'''
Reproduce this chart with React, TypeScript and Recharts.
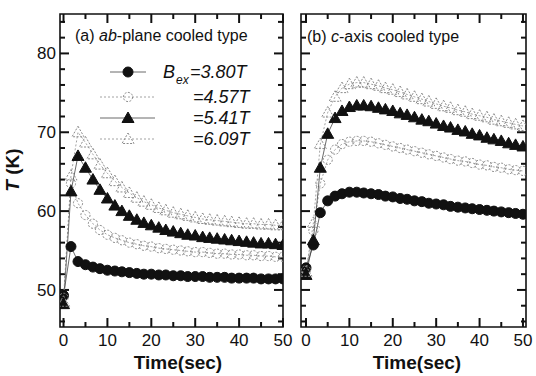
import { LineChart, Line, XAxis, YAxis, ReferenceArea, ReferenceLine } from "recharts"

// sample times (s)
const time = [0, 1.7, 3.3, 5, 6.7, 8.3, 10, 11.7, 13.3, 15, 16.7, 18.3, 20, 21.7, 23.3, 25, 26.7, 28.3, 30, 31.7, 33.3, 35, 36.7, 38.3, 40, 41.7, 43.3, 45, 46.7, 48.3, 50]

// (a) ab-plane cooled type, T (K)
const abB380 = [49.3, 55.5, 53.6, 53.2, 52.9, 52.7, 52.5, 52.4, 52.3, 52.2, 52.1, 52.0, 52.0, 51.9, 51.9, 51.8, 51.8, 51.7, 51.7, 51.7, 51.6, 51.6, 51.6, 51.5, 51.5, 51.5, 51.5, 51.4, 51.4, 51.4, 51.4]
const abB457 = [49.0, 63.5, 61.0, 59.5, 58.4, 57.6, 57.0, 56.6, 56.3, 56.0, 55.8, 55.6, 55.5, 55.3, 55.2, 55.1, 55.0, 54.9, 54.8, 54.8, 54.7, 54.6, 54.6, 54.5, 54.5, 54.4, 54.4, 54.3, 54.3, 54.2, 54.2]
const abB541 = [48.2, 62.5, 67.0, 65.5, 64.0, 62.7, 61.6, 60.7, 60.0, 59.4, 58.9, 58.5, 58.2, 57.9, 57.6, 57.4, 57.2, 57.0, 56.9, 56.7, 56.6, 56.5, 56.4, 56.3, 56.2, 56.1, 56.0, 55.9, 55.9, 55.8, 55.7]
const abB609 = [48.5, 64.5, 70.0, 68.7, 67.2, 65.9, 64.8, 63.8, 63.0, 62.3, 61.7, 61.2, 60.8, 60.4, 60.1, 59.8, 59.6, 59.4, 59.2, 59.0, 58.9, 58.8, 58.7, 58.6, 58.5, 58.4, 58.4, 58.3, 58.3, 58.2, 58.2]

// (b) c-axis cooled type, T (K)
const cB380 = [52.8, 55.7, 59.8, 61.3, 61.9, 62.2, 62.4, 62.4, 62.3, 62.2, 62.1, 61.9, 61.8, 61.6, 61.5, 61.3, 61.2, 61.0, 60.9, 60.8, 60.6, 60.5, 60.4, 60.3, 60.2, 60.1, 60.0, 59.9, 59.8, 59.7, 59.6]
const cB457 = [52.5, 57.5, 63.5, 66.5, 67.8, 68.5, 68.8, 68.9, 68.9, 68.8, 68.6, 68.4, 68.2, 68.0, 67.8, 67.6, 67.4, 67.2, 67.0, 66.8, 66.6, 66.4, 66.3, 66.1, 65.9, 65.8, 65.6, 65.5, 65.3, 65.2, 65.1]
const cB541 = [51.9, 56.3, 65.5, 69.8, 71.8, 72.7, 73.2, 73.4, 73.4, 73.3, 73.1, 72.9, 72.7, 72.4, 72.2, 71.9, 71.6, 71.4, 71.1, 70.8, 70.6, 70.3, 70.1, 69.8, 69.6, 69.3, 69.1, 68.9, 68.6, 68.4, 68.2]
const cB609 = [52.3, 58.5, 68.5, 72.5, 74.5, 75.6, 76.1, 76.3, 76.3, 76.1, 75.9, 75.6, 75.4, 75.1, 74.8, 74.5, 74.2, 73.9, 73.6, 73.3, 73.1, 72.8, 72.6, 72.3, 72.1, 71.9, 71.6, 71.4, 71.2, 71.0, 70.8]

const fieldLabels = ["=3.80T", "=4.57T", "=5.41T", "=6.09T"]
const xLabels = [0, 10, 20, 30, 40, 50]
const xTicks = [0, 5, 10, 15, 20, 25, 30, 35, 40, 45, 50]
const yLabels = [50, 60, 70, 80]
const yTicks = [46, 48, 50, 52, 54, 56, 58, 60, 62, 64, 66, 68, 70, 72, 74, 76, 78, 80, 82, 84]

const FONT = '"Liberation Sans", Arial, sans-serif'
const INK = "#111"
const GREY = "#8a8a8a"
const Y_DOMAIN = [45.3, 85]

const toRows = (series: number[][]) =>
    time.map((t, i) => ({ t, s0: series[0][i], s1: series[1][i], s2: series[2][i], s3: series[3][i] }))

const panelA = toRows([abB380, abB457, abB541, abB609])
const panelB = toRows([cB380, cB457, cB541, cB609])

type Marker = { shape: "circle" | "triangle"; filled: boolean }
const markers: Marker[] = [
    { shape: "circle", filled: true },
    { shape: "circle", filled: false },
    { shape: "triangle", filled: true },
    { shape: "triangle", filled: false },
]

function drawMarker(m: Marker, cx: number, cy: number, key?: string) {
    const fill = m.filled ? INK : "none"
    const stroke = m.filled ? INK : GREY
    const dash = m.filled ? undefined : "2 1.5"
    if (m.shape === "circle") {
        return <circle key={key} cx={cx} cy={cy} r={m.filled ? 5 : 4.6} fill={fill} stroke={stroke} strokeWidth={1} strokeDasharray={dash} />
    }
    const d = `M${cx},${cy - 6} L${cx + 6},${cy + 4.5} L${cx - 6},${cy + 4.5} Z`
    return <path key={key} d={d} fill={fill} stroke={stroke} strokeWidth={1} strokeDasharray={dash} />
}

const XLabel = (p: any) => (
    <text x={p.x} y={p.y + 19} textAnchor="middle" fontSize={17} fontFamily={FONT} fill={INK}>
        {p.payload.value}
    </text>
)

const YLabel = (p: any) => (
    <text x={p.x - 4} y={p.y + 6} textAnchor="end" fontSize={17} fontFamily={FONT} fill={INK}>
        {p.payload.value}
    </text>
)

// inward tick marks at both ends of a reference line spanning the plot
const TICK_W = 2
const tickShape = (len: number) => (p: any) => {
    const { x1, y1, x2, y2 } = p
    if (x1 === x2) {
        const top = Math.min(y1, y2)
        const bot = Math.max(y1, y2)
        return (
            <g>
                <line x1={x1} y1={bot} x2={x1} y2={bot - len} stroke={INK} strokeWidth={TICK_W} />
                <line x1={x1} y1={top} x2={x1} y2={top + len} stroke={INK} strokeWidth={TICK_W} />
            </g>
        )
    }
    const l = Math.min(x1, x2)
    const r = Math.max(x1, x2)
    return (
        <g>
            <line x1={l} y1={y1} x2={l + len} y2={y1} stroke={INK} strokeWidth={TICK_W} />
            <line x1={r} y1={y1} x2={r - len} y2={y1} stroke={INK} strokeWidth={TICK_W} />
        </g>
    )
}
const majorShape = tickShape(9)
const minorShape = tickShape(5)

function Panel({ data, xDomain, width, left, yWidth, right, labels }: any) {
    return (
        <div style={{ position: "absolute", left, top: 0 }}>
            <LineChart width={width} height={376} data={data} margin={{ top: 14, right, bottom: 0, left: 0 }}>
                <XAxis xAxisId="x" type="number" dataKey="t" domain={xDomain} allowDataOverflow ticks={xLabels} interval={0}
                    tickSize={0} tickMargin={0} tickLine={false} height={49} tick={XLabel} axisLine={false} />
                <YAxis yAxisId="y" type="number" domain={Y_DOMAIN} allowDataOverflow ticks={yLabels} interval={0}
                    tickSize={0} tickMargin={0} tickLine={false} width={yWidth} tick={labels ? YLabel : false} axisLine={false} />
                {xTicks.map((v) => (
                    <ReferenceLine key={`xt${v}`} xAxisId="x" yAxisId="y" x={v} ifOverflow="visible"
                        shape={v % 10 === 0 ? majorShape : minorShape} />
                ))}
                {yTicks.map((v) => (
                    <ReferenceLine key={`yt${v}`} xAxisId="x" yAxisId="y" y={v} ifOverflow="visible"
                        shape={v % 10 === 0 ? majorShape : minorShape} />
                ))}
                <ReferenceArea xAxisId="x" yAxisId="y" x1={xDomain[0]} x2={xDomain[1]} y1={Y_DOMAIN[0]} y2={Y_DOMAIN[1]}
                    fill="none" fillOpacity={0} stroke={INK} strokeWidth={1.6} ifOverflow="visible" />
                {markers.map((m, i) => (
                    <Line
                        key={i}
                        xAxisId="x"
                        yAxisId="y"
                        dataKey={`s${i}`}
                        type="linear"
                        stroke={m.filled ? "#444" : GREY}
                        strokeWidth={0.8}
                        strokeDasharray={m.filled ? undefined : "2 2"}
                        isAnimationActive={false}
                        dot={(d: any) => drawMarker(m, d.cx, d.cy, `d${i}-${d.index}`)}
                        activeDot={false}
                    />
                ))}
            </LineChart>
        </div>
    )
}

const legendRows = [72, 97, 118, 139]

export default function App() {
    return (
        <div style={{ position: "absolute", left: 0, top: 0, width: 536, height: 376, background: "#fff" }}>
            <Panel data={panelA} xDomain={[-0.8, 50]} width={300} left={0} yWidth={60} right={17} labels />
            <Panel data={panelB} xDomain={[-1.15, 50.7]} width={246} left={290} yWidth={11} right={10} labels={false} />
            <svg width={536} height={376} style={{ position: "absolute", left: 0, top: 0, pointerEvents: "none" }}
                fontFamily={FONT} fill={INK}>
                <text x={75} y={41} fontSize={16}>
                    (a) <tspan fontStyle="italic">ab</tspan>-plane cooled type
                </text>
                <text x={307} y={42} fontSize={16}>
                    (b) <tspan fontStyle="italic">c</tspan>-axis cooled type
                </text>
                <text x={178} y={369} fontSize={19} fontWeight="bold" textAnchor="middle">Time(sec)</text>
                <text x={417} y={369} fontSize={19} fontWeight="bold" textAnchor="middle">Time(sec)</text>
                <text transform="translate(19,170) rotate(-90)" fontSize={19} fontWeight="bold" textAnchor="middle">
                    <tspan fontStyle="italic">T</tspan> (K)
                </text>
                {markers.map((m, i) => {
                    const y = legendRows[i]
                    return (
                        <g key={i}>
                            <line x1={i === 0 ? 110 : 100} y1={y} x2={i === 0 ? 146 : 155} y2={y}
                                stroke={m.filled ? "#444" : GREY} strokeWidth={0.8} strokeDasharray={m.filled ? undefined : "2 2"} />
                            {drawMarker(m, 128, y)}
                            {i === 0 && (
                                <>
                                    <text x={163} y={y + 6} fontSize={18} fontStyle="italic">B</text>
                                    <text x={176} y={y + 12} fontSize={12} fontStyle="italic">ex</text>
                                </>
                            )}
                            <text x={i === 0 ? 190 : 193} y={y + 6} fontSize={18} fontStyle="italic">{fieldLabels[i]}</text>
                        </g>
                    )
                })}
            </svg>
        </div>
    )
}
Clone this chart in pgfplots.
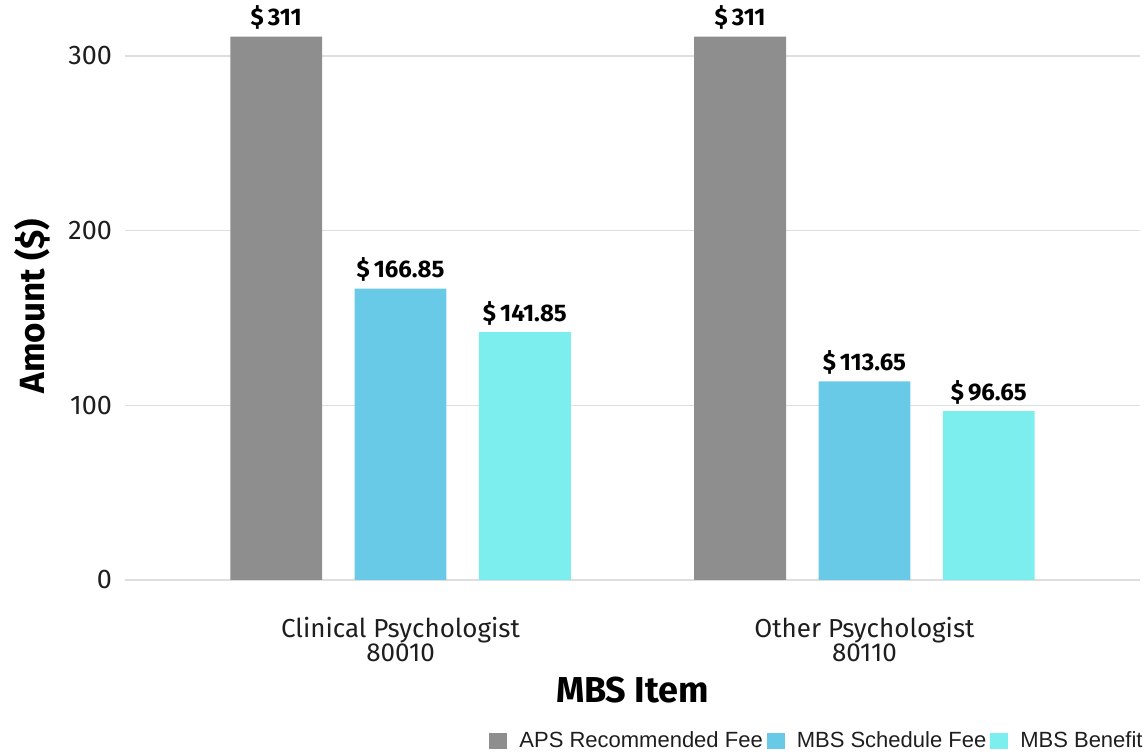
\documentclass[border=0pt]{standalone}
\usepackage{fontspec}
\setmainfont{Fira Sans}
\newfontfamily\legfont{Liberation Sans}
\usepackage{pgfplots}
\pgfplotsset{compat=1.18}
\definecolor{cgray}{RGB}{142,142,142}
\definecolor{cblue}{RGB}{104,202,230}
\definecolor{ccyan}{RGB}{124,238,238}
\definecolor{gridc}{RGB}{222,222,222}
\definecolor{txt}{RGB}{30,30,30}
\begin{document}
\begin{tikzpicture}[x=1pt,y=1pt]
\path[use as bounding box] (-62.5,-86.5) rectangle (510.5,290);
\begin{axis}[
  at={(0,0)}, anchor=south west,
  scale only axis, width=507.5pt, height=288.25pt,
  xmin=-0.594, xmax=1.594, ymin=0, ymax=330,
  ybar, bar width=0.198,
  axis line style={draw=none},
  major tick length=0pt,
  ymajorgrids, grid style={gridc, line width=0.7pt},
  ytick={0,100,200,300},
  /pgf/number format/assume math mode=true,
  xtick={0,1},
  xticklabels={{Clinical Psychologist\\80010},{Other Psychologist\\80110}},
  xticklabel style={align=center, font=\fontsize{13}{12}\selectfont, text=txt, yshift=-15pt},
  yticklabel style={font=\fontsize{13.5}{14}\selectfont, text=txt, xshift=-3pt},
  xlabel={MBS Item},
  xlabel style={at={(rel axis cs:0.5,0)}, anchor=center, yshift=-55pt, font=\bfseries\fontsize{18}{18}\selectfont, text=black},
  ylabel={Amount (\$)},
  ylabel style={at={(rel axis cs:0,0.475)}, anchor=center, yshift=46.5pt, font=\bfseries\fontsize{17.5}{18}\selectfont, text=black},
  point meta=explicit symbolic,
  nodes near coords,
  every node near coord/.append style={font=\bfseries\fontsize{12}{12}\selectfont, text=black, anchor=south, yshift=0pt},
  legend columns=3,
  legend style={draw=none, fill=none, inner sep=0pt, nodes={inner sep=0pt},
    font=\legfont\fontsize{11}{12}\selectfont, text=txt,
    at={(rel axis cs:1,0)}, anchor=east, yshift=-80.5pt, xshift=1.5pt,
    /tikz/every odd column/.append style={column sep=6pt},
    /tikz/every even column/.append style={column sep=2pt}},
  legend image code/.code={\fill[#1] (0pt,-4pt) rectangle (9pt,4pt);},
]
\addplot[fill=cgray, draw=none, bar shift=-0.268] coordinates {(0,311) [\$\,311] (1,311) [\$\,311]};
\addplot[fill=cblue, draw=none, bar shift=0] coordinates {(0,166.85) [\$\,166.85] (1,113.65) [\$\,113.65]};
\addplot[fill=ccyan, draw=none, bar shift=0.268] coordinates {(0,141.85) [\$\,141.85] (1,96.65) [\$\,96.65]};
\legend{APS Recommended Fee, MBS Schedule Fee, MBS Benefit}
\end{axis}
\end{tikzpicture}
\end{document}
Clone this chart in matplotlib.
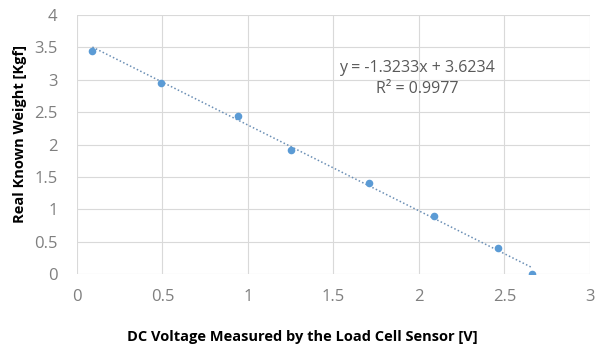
'''
• Your objective
From the listing above, pick out every line containing "this".

• Reply
Reproduce this chart with React, TypeScript and Recharts.
Clone this chart in pgfplots.
Clone this chart in matplotlib.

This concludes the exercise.